U.S. Ambassador to Cambodia William Heidt. Photo supplied
U.S. Ambassador’s July 4 message
Mon, 4 July 2016
What works for the United States may not necessarily work for Cambodia. But in any democracy, political forces must share a basic acceptance that their opponents have a legitimate right to engage in politics.
On November 8, the American people will come together to select a new President of the United States, along with thousands of other federal, state, and local officials. This year’s election is shaping up to be one of the most hotly contested in our history, with strong views on both sides.
Despite the rhetoric and passion of the election, no matter who wins, the fundamental principles of our democracy will remain intact. The winners will celebrate, the losers will concede, and the decision of the American people will be respected, as it has been for more than two centuries. The candidates and the political parties will put the election behind them. The winners will get on with the business of governing; the losers will start getting ready for the next election.
There is more than one recipe for democracy. What works for the United States may not necessarily work for Cambodia. But in any democracy, political forces must share a basic acceptance that their opponents have a legitimate right to engage in politics. Politicians from all sides may not agree on the issues, or even like each other, but they must accept that their opponents have the right to advocate for their interests, and treat them accordingly.
I have gotten to know many of the leaders of the government and opposition since I returned to Cambodia nine months ago. By and large, they are good and patriotic people trying to do their best for Cambodia. But neither side seems to accept the other as legitimate. Little more than a year after the “Culture of Dialogue” was announced, once again I see little respect or polite discourse in contemporary Cambodian politics. When it comes to accepting the right of your opponent to pursue his interests – the essence of reconciliation – I feel saddened to say that there has been little progress on either side since my previous assignment here in the late 1990s.
If Cambodian democracy is going to endure, as the Cambodian people clearly want, politicians from all sides need to separate the political from the personal. They need to understand that two sides can disagree about the direction of the nation while sharing a love for the country, its citizens, and its institutions. They need, above all, to recognize the good in each other.

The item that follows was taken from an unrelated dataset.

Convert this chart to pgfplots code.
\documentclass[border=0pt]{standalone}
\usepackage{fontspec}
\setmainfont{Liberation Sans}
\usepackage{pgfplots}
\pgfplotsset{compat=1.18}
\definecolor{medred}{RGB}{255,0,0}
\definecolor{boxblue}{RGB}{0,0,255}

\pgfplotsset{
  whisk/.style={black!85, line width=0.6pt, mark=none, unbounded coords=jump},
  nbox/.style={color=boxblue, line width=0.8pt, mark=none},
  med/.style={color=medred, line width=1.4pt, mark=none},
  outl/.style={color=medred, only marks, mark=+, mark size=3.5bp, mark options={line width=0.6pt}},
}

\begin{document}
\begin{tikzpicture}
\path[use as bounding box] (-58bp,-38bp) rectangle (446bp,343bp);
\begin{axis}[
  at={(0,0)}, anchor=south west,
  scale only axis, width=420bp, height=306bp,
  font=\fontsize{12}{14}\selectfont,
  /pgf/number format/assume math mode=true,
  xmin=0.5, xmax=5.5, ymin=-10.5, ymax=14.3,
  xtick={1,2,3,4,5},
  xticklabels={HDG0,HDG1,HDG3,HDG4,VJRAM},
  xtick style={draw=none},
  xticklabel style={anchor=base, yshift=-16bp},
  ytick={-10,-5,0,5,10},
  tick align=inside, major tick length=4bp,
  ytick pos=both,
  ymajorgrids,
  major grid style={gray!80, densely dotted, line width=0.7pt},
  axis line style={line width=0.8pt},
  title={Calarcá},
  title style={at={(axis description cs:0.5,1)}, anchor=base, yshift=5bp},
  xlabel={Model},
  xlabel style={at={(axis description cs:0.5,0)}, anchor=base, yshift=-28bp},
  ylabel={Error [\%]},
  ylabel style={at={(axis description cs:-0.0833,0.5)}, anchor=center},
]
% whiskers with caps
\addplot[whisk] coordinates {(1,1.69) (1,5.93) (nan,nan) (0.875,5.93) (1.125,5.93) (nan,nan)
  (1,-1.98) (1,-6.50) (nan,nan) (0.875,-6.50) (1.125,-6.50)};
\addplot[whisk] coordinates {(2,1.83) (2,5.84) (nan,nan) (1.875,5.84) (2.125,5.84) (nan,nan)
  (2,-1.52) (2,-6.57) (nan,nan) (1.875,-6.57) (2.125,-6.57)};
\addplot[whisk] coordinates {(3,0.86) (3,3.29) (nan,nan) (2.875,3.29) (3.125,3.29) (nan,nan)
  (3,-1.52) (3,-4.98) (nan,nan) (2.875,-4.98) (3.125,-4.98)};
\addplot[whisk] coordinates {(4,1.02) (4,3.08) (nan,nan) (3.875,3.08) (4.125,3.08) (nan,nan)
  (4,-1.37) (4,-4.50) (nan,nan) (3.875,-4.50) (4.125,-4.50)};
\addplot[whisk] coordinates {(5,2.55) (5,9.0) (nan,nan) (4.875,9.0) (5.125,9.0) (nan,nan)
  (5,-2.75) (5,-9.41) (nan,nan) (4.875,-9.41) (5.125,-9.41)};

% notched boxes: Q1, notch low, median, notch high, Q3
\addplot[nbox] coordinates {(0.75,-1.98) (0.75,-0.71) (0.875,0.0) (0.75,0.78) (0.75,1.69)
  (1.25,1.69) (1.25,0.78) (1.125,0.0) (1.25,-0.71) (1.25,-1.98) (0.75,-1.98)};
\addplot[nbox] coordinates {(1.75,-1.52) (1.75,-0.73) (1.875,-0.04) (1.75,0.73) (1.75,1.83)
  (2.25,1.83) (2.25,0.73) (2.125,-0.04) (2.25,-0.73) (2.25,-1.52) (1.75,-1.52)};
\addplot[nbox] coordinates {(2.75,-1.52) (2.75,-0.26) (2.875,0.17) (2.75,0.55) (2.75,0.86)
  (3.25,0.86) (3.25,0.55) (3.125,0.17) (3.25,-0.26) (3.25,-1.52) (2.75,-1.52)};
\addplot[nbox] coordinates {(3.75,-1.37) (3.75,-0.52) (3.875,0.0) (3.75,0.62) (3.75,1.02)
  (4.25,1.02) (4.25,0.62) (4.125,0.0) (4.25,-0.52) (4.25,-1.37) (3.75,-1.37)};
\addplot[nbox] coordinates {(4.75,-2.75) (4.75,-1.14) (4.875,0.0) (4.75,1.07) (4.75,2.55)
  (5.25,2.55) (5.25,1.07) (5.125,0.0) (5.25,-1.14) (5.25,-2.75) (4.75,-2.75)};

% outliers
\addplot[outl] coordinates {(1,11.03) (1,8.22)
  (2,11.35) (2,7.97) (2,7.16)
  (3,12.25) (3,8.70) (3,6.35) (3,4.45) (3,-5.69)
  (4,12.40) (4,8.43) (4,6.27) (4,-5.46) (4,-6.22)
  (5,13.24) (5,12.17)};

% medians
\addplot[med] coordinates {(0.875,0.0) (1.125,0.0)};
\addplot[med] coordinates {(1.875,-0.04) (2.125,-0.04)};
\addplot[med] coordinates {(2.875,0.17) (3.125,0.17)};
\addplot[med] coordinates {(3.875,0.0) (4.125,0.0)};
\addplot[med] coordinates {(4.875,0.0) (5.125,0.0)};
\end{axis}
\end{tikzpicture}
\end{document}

There is a fundamental difference between disagreeing with your opponent and considering him or her to be an enemy. Politicians in the United States have radically different points of view on every issue imaginable. But our best politicians – our statesmen and stateswomen – respect their opponents’ right to pursue their interests and compete in elections. They know that calling each other traitors, or challenging each other’s patriotism, cheapen our politics
In all honesty, it has not always been that way. In the early part of our history our politicians often engaged in fistfights and worse, and it took many years of bitter politics for them to realize that this was counter-productive to their interests, and the interests of the nation.

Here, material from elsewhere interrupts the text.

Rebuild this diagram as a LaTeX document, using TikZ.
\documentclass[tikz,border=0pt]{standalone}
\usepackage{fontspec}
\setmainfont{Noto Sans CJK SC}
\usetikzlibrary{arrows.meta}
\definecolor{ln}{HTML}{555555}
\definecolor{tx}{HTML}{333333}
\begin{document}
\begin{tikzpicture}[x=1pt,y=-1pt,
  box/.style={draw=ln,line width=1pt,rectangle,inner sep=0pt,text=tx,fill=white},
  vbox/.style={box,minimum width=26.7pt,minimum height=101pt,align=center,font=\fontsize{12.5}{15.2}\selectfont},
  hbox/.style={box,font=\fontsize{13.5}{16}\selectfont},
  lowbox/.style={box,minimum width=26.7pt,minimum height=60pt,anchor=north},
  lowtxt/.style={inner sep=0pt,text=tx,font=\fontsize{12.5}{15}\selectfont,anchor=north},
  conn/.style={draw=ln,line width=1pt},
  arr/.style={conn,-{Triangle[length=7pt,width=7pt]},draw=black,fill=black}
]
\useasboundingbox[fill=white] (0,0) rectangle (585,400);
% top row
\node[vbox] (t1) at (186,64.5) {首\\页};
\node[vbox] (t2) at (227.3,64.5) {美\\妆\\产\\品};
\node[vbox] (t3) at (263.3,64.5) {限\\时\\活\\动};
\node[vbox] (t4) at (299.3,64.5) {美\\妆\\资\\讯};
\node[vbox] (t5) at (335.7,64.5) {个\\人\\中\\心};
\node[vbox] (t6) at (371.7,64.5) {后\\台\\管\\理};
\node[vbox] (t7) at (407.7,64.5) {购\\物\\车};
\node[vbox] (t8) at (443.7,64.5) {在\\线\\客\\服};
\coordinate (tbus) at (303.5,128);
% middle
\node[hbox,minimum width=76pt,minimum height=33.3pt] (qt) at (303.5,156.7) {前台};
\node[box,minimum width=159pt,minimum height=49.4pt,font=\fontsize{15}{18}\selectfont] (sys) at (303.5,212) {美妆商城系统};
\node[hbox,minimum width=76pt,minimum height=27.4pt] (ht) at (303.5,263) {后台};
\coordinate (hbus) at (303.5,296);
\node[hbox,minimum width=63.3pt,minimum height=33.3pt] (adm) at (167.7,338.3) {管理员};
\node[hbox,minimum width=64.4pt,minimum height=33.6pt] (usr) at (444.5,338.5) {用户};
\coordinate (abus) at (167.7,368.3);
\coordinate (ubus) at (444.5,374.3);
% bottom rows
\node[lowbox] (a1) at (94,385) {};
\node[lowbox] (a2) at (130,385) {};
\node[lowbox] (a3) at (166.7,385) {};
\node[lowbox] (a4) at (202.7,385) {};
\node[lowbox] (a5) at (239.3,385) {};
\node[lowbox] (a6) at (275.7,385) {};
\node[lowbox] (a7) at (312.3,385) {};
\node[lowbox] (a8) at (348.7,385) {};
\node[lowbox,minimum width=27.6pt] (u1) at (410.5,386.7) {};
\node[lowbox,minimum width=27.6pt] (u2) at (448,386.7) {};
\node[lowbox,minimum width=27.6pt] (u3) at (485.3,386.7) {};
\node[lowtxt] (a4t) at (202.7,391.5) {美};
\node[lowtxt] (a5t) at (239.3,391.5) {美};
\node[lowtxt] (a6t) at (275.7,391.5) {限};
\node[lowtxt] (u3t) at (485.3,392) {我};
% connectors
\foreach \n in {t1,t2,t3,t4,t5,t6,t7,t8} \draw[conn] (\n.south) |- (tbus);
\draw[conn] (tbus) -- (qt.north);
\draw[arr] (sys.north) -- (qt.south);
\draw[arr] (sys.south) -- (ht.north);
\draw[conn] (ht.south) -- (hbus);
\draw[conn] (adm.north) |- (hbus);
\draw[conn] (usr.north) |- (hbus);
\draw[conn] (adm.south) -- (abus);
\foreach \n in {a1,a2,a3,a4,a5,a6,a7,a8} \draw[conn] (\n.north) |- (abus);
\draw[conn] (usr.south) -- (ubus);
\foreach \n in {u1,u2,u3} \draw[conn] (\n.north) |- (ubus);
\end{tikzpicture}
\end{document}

Since arriving in Cambodia as the U.S. Ambassador last September, I have been amazed with the progress that this country has made since the 1990s. The economy is booming, the infrastructure is more developed, the people are healthier and more educated, and civil society is stronger. Cambodia’s youth are optimistic, proud of their country, and eager to participate in shaping its future. Cambodia has overcome many obstacles over the years, but the inability of Cambodia’s political leaders to work with each other for the benefit of the nation continues to prevent this great country from reaching its full potential.

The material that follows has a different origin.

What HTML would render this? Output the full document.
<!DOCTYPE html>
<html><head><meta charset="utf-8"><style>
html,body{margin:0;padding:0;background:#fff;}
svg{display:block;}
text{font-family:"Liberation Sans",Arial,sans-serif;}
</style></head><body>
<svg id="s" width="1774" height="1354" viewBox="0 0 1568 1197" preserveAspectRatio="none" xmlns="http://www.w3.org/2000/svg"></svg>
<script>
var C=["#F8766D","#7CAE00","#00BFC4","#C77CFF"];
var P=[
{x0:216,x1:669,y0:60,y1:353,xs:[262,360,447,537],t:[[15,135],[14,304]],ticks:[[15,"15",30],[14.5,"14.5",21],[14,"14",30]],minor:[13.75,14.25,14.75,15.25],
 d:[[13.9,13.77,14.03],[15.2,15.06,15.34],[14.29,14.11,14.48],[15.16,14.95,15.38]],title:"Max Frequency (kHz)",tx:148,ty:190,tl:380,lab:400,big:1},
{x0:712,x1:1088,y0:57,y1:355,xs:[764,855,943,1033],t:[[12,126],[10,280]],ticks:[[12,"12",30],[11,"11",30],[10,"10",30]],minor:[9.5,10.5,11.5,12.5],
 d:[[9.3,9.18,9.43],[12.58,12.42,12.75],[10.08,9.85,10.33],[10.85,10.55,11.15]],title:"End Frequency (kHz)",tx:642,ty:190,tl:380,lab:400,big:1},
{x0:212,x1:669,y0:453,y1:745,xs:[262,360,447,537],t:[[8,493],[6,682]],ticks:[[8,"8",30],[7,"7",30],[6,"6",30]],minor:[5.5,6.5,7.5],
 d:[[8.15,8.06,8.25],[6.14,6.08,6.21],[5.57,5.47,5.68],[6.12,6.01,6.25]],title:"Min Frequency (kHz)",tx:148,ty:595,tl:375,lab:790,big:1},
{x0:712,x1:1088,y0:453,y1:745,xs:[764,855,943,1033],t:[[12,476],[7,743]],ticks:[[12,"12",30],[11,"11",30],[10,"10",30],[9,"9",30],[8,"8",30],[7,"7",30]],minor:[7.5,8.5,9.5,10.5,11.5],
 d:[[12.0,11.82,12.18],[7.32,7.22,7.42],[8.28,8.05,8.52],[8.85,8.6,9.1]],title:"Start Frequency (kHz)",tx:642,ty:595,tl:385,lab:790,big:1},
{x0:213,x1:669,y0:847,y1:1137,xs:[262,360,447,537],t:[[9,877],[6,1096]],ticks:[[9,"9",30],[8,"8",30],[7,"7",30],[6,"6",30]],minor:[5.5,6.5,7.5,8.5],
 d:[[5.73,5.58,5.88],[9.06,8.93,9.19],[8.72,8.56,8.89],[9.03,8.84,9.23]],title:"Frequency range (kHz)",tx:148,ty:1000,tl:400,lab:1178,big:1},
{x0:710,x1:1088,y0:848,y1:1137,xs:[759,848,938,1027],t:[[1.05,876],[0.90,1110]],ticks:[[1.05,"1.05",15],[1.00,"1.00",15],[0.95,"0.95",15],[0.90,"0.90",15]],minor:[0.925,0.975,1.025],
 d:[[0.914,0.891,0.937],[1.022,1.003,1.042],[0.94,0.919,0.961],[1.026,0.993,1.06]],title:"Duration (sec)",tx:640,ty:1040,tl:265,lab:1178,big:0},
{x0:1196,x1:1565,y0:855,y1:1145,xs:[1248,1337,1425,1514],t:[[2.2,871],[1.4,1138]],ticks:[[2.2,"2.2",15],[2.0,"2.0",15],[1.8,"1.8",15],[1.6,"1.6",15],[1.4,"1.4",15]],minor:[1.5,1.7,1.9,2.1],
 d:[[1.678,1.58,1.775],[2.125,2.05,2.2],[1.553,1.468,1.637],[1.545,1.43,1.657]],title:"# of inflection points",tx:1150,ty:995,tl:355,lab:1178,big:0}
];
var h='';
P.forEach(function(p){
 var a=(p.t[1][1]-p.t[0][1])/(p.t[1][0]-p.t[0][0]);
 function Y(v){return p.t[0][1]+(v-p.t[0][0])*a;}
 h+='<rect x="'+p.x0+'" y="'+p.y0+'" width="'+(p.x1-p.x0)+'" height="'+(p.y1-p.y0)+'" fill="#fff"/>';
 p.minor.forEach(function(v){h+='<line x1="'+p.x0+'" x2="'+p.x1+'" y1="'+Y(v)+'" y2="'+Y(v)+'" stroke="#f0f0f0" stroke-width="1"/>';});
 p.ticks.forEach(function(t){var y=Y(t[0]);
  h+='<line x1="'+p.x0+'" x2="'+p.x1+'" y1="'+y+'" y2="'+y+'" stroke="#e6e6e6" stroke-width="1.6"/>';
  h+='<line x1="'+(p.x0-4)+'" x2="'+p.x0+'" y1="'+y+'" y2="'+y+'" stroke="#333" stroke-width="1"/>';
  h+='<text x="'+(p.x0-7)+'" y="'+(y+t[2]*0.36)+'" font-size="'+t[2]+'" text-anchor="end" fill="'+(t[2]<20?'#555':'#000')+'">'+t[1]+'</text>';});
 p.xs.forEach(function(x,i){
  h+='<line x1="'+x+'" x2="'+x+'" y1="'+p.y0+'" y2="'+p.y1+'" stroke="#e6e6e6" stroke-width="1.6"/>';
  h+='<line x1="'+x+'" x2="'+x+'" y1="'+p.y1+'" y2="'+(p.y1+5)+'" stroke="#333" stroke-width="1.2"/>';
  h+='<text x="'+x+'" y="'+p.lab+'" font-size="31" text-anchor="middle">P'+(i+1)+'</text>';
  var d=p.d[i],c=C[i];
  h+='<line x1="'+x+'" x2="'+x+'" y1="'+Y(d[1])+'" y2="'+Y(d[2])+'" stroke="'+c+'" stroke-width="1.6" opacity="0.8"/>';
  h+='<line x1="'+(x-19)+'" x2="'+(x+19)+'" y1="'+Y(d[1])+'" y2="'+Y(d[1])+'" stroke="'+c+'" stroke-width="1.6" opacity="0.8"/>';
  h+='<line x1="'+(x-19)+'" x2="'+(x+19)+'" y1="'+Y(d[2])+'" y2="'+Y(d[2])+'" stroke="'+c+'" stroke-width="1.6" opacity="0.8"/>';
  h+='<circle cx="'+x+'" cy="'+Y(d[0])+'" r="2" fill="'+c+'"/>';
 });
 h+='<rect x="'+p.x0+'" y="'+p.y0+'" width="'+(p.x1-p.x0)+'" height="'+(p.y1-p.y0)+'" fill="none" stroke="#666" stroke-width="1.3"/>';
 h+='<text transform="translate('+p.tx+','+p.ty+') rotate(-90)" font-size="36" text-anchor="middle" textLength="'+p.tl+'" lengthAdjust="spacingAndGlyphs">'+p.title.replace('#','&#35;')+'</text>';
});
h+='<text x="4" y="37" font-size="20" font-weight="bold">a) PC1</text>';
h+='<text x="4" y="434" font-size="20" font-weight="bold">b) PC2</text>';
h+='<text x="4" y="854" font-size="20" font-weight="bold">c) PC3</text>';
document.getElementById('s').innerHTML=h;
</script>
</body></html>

On July 4, we will celebrate the 240th anniversary of the independence of the United States of America. We have been through many ups and downs over the years, but over time our democracy has not just survived but flourished. The work of democracy is never finished, but we are making progress. As a friend of Cambodia, it is my earnest hope that both the government and opposition can reach out to each other in a spirit of patriotism and reconciliation to do the same.